• _Task brief_
The copy must start at the line that contains "Reproduce this diagram with TikZ." and finish at the line that contains "single arrow tip", reproducing each line exactly. Any picture in that span is omitted.

• _Code that draws figures_
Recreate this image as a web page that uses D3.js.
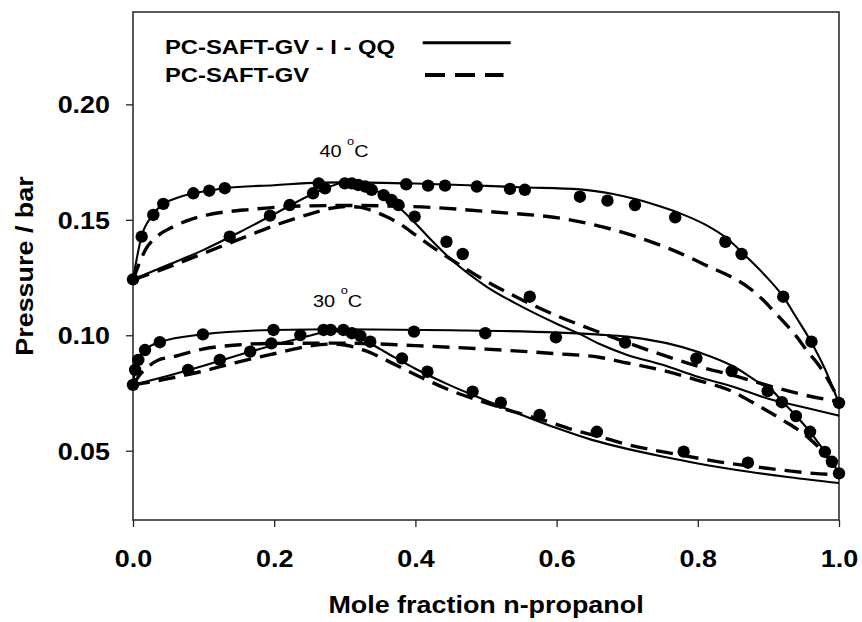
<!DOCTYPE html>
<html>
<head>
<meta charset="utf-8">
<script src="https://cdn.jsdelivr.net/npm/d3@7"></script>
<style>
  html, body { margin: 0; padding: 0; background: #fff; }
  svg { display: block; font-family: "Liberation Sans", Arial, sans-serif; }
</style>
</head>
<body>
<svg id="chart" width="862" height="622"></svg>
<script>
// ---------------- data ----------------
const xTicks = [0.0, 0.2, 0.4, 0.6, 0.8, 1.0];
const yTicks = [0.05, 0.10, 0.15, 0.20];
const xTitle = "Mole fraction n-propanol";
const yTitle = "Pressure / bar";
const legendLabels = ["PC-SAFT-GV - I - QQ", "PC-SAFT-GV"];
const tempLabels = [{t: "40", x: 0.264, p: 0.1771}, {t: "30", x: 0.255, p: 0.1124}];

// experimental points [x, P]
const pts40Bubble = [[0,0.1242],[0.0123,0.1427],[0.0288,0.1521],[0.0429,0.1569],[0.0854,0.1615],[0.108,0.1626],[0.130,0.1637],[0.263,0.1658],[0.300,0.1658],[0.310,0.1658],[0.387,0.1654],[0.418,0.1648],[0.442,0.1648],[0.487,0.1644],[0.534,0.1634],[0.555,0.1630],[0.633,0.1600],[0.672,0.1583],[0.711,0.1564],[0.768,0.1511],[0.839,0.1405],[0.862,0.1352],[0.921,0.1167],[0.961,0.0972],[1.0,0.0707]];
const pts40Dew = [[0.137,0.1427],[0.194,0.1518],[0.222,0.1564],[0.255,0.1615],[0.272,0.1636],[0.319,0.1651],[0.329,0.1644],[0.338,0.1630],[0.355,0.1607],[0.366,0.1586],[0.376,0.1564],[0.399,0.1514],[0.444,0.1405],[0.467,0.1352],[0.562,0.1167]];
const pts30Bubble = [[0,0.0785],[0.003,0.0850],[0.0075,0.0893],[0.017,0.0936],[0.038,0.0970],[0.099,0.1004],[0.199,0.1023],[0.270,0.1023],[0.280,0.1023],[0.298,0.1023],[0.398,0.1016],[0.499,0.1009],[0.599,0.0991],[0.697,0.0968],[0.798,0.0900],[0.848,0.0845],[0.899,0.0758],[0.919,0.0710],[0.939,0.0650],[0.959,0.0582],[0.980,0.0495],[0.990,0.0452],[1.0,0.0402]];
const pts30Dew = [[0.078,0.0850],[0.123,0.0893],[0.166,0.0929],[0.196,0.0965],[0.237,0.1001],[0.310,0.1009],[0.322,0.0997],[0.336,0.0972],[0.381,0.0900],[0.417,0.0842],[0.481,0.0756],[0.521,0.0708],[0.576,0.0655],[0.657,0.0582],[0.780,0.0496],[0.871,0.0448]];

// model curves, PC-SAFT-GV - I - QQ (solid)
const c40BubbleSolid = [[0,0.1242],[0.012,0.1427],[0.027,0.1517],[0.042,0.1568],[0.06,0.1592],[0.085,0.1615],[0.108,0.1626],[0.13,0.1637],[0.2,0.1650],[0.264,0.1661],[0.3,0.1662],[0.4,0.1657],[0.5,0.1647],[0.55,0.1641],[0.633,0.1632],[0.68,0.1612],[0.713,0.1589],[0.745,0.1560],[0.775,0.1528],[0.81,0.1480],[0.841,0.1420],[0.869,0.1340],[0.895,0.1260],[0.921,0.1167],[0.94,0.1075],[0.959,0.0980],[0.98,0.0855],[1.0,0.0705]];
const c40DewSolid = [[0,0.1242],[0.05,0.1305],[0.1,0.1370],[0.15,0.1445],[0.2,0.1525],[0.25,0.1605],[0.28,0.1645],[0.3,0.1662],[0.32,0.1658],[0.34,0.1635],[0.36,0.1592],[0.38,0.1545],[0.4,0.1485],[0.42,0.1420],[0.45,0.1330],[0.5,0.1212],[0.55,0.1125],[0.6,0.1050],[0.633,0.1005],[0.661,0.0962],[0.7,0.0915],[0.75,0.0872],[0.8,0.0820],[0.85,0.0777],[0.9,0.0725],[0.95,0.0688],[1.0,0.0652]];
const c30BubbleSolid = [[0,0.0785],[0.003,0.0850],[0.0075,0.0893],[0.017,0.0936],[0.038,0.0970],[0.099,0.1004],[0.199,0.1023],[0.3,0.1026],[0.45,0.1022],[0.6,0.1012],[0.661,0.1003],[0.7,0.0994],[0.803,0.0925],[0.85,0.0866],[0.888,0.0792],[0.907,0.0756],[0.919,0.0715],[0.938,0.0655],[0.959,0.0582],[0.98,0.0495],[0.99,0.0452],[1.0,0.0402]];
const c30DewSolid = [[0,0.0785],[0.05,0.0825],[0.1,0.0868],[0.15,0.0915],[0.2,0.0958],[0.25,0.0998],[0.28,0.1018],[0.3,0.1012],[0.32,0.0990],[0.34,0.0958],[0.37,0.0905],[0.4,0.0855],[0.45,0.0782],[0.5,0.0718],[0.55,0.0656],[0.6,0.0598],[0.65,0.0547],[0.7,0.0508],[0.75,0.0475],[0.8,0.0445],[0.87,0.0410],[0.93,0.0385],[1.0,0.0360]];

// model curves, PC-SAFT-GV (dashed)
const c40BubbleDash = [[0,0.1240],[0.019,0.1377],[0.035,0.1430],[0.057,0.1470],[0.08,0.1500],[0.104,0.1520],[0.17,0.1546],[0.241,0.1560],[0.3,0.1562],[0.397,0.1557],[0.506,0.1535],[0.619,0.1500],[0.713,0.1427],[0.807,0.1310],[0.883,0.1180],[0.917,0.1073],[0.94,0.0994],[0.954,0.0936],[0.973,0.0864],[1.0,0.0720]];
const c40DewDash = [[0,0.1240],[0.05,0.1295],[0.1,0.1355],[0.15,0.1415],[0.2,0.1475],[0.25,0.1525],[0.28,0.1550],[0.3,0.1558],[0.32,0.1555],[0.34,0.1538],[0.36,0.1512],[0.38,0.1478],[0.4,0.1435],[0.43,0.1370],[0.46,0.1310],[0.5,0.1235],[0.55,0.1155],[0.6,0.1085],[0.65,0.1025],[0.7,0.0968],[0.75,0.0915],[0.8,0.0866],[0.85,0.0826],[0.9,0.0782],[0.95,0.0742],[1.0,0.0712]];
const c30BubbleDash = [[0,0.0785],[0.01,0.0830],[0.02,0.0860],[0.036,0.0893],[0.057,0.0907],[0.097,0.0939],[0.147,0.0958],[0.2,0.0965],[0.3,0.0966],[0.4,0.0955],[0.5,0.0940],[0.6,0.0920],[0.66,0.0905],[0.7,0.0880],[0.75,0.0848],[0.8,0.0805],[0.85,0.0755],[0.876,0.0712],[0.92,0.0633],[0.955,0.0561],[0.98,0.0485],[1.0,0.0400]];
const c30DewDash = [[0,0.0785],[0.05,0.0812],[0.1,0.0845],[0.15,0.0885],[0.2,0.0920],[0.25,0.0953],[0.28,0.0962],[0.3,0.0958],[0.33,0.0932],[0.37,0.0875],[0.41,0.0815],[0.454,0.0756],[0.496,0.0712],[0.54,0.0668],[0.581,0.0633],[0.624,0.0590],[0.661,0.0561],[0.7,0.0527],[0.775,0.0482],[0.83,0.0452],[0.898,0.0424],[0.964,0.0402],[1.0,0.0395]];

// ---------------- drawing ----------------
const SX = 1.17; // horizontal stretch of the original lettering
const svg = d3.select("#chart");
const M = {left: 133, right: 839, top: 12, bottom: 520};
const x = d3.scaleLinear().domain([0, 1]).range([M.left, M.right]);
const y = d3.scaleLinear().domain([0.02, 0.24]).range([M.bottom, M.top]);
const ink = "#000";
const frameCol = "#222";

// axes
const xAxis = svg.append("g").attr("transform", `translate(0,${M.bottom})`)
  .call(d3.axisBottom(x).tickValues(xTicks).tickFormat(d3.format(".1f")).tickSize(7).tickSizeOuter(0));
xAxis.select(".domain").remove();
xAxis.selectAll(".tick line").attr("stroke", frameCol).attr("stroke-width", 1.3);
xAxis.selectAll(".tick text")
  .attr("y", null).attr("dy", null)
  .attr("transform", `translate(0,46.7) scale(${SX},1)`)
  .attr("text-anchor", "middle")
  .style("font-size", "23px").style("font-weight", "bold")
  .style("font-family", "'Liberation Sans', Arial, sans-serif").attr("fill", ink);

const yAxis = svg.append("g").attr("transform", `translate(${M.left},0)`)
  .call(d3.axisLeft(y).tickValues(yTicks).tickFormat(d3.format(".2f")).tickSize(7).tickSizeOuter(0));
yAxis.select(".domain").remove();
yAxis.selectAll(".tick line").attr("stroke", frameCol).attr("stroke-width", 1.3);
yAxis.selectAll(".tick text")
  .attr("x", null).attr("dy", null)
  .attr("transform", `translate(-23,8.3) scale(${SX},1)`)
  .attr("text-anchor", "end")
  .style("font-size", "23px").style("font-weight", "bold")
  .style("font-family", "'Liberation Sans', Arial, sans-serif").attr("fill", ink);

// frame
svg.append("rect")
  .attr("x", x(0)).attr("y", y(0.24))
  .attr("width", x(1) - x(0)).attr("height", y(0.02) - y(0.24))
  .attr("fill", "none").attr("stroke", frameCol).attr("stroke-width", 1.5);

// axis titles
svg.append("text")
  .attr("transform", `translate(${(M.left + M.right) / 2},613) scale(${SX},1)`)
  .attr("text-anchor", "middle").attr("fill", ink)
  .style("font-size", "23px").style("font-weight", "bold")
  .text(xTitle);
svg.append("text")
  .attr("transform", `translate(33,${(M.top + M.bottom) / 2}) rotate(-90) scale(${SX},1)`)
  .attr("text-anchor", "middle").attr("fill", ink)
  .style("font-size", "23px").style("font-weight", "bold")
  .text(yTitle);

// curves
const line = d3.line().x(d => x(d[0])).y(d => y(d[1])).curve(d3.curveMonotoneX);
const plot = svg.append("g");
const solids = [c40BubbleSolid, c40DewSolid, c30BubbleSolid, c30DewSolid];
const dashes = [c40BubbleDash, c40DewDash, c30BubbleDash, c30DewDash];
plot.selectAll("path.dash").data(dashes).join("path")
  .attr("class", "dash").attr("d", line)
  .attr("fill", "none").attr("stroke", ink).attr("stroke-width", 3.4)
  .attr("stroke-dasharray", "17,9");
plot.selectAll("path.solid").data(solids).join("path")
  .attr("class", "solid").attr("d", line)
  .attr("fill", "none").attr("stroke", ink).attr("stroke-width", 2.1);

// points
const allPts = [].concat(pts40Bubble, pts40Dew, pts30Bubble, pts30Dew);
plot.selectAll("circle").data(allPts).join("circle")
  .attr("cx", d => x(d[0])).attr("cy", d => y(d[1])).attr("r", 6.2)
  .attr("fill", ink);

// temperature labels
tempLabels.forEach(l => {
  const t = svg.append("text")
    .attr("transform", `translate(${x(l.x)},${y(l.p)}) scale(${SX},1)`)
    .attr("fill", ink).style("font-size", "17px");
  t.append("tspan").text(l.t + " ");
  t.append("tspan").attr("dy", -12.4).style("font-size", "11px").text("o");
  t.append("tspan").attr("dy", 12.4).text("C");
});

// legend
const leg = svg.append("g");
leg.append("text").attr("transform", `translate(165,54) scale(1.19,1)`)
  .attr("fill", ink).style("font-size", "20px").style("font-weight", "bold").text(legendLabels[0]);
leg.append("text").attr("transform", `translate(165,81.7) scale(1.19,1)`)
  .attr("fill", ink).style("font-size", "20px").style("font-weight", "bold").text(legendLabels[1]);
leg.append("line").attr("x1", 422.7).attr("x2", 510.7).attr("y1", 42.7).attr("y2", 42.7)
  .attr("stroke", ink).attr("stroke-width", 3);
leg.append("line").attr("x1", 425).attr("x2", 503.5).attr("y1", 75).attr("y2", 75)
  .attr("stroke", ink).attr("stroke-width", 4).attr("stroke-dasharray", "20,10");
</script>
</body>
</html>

...

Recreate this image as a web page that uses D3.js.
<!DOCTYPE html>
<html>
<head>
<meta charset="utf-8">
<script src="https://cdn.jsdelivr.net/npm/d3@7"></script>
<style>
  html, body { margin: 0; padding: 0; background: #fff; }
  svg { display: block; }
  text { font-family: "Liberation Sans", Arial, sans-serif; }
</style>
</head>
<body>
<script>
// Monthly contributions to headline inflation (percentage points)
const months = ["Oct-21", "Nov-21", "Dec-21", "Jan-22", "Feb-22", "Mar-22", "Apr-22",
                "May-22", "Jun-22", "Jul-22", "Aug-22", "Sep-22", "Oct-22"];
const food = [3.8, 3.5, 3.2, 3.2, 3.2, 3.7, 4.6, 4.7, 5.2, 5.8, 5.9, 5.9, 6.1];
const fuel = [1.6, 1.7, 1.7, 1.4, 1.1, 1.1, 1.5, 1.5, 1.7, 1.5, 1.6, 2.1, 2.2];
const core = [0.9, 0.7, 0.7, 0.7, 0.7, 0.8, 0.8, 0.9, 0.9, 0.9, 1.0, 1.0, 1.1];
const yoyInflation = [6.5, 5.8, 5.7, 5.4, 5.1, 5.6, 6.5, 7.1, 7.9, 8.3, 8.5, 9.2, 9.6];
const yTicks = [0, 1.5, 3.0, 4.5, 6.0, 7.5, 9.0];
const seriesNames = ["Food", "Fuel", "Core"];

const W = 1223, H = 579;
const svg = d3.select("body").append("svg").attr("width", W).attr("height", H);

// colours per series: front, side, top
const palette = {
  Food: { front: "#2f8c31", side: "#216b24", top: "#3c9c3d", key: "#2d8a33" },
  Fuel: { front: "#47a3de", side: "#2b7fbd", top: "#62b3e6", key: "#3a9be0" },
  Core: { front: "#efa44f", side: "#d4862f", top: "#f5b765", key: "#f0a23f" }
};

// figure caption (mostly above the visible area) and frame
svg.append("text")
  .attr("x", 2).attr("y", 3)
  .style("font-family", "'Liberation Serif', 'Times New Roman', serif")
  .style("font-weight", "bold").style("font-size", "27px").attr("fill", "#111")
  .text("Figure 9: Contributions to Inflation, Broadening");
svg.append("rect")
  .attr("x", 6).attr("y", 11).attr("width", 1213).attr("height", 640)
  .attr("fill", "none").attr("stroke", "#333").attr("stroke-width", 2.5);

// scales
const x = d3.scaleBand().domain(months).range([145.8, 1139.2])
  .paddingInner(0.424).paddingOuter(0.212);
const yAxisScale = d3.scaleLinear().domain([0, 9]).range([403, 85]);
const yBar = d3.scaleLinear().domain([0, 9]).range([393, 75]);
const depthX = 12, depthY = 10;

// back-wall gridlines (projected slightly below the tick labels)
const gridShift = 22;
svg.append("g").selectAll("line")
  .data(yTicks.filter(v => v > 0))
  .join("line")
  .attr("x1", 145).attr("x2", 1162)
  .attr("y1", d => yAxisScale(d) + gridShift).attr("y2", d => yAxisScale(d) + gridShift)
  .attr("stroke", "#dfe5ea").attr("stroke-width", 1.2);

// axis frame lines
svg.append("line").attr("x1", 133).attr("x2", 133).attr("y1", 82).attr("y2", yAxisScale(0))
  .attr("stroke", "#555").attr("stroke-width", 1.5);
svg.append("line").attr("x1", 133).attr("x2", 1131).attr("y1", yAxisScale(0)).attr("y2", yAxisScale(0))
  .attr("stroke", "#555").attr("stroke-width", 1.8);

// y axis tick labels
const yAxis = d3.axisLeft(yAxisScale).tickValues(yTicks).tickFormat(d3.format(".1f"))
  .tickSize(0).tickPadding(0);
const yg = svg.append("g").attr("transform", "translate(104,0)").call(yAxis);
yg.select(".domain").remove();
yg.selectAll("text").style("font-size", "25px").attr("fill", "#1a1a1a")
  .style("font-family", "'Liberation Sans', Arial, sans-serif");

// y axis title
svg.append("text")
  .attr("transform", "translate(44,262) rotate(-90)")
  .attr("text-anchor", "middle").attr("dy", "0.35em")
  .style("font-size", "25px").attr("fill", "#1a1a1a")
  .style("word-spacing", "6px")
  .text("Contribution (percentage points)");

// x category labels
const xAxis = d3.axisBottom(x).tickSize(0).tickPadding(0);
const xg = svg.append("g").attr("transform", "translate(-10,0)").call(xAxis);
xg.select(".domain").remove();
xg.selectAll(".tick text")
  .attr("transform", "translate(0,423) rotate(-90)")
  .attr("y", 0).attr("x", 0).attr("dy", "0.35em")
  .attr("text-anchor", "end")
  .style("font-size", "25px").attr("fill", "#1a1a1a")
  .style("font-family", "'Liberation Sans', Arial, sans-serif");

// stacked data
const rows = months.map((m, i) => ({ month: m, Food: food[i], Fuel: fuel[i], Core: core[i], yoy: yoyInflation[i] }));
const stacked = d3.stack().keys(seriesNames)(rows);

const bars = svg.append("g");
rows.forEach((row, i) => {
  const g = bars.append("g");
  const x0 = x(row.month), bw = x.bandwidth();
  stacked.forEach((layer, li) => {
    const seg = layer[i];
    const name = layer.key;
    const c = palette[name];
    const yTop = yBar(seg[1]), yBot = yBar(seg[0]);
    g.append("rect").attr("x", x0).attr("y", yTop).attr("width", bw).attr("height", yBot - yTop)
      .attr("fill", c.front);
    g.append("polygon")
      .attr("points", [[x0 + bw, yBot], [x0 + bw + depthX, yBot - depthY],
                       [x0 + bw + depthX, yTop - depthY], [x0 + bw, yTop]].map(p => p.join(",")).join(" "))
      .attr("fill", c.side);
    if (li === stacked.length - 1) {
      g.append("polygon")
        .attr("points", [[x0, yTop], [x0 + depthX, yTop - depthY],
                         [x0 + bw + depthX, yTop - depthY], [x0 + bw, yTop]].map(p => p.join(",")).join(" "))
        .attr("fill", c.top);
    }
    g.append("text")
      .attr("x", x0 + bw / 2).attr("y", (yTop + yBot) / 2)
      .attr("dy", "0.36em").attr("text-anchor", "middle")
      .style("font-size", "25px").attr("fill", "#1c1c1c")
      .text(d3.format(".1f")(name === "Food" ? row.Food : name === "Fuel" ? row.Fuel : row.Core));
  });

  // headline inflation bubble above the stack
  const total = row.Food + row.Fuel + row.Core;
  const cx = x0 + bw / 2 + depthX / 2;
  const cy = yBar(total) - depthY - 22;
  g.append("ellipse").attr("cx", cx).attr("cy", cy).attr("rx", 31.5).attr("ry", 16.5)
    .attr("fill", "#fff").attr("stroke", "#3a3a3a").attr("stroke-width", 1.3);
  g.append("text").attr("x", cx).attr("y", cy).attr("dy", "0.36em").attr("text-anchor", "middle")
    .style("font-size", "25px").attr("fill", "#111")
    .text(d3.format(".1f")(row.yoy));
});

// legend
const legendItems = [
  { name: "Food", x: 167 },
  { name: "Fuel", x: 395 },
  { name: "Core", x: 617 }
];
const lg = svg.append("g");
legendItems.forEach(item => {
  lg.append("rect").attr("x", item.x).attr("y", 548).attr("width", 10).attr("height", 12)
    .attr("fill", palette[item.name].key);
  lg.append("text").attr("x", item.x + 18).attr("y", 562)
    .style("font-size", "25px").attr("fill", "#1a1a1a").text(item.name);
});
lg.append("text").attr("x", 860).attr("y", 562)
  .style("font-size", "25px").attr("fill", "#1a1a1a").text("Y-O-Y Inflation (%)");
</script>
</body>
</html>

...

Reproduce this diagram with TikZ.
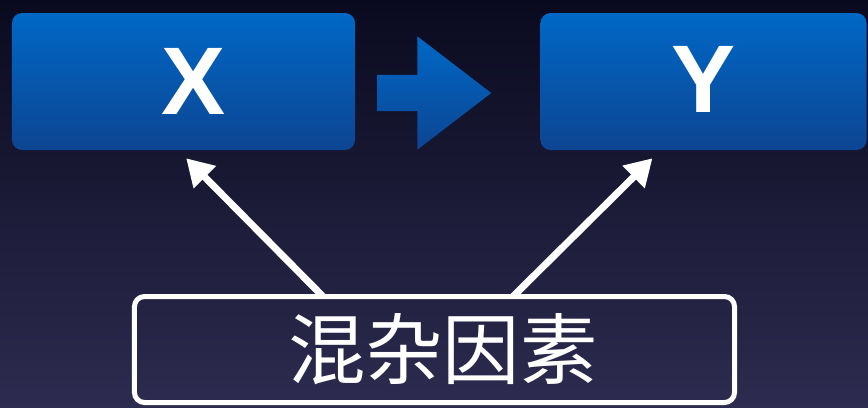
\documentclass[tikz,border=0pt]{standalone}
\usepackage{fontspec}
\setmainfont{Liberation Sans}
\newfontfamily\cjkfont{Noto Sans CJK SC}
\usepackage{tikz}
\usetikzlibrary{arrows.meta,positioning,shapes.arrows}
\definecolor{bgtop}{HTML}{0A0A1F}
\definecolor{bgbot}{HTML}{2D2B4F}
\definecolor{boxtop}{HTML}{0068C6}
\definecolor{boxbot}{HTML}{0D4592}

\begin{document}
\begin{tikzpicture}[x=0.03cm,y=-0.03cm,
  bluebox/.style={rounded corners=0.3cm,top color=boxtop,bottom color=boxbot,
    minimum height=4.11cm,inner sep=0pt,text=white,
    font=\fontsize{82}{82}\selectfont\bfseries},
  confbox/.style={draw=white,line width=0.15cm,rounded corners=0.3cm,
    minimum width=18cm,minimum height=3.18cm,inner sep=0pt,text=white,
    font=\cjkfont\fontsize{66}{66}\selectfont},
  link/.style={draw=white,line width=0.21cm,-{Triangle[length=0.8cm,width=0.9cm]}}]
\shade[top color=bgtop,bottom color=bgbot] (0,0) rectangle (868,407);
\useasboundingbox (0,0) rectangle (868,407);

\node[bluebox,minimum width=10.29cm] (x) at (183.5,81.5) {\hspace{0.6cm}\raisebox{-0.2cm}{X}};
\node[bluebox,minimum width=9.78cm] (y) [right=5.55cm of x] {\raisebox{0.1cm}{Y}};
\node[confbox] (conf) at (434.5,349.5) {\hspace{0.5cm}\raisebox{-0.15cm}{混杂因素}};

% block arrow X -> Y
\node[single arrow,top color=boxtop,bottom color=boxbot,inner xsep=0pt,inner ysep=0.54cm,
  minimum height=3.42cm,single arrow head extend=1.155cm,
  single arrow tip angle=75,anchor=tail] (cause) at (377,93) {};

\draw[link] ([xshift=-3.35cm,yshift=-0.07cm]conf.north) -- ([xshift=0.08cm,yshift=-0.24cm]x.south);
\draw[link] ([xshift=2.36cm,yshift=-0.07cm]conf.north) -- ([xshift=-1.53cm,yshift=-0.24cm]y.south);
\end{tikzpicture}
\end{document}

• _Answer to the exercise_
Reproduce this diagram with TikZ.
\documentclass[tikz,border=0pt]{standalone}
\usepackage{fontspec}
\setmainfont{Liberation Sans}
\newfontfamily\cjkfont{Noto Sans CJK SC}
\usepackage{tikz}
\usetikzlibrary{arrows.meta,positioning,shapes.arrows}
\definecolor{bgtop}{HTML}{0A0A1F}
\definecolor{bgbot}{HTML}{2D2B4F}
\definecolor{boxtop}{HTML}{0068C6}
\definecolor{boxbot}{HTML}{0D4592}

\begin{document}
\begin{tikzpicture}[x=0.03cm,y=-0.03cm,
  bluebox/.style={rounded corners=0.3cm,top color=boxtop,bottom color=boxbot,
    minimum height=4.11cm,inner sep=0pt,text=white,
    font=\fontsize{82}{82}\selectfont\bfseries},
  confbox/.style={draw=white,line width=0.15cm,rounded corners=0.3cm,
    minimum width=18cm,minimum height=3.18cm,inner sep=0pt,text=white,
    font=\cjkfont\fontsize{66}{66}\selectfont},
  link/.style={draw=white,line width=0.21cm,-{Triangle[length=0.8cm,width=0.9cm]}}]
\shade[top color=bgtop,bottom color=bgbot] (0,0) rectangle (868,407);
\useasboundingbox (0,0) rectangle (868,407);

\node[bluebox,minimum width=10.29cm] (x) at (183.5,81.5) {\hspace{0.6cm}\raisebox{-0.2cm}{X}};
\node[bluebox,minimum width=9.78cm] (y) [right=5.55cm of x] {\raisebox{0.1cm}{Y}};
\node[confbox] (conf) at (434.5,349.5) {\hspace{0.5cm}\raisebox{-0.15cm}{混杂因素}};

% block arrow X -> Y
\node[single arrow,top color=boxtop,bottom color=boxbot,inner xsep=0pt,inner ysep=0.54cm,
  minimum height=3.42cm,single arrow head extend=1.155cm,
  single arrow tip angle=75,anchor=tail] (cause) at (377,93) {};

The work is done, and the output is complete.